Stepping out into the corridor, he found it completely devoid of activity despite the obvious chaos that assailed the exterior.  He started walking with a determined pace, relying on his memory of the station layout from his regularly escorted excursions.  Under the circumstances, he'd have preferred a weapon of some sort, but he was a "guest" and humans had forbade the kzinti anything more than peacekeeping gear for the last three centuries as punishment for the wars.  Luckily for him, what the kzinti were denied, they practiced to become... Deacon was anything but defenseless. 

Still, a phaser would have been nice.

The corridors turned and branched and wandered off in a dozen directions, all looking more or less the same.

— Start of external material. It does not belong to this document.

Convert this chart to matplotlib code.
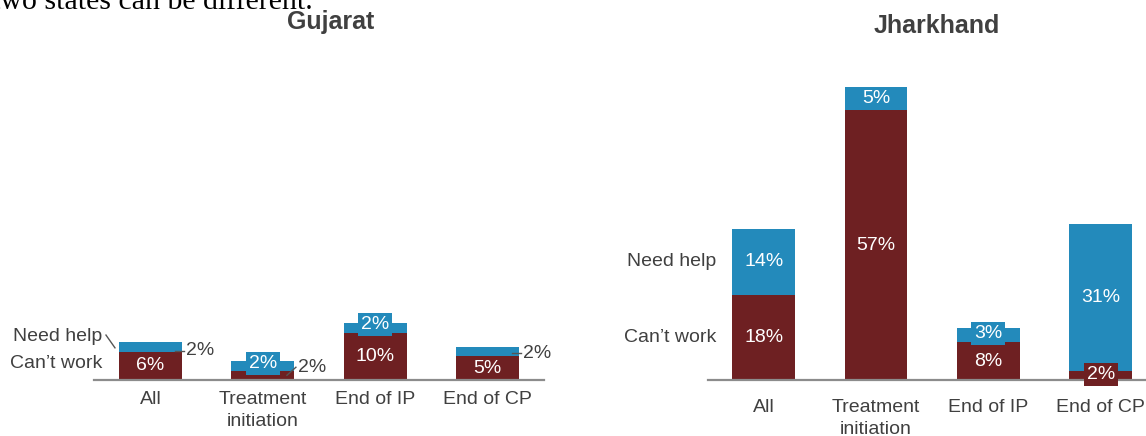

To the untrained or uninitiated, it would be quite overwhelming to navigate the halls under such circumstances, but Deacon was observant.  The Black Priests had instilled that lesson in him from an early age.  While the rest of his kind might rush in uninformed and unprepared, the Black Priests watched and learned.  This was how they had maintained their position for so long -- who could opposed those who saw everything from the shadows? Even the Patriarchy dared not speak against the Black Priests.

The fur on the back of his neck bristled with pride at this train of thought, a cocky smirk playing at the side of his mouth, until the realization again hit that he stood on a Federation starbase having turned against his people, the Patriarchy, the Black Priests... his grandfather.  And why?  For some tiny fragment of humanity that he'd been unable to cast aside?

While his thoughts betrayed him, his memory did not as his steady pace and long stride brought him to the shuttlebay he had spied only two days prior.  The guards had done their best to steer him away from what they no doubt considered a secure area.  He spent the rest of that sojourn touring the arboretum... again.  But not today.

The door slid open with a woosh.  Clearly the shuttlebay wasn't half as secure as they thought.  But who was he to tell them how to do their jobs?  He entered what appeared to be a ferry station of sorts, likely intended to bring personnel into the guest wing when they otherwise could not or would not use the transporters.  All the better for him.  Transporter rooms had tighter security -- he'd seen that as well.  And besides, where would he transport to?  No, he needed a ship.  Everything else would come after.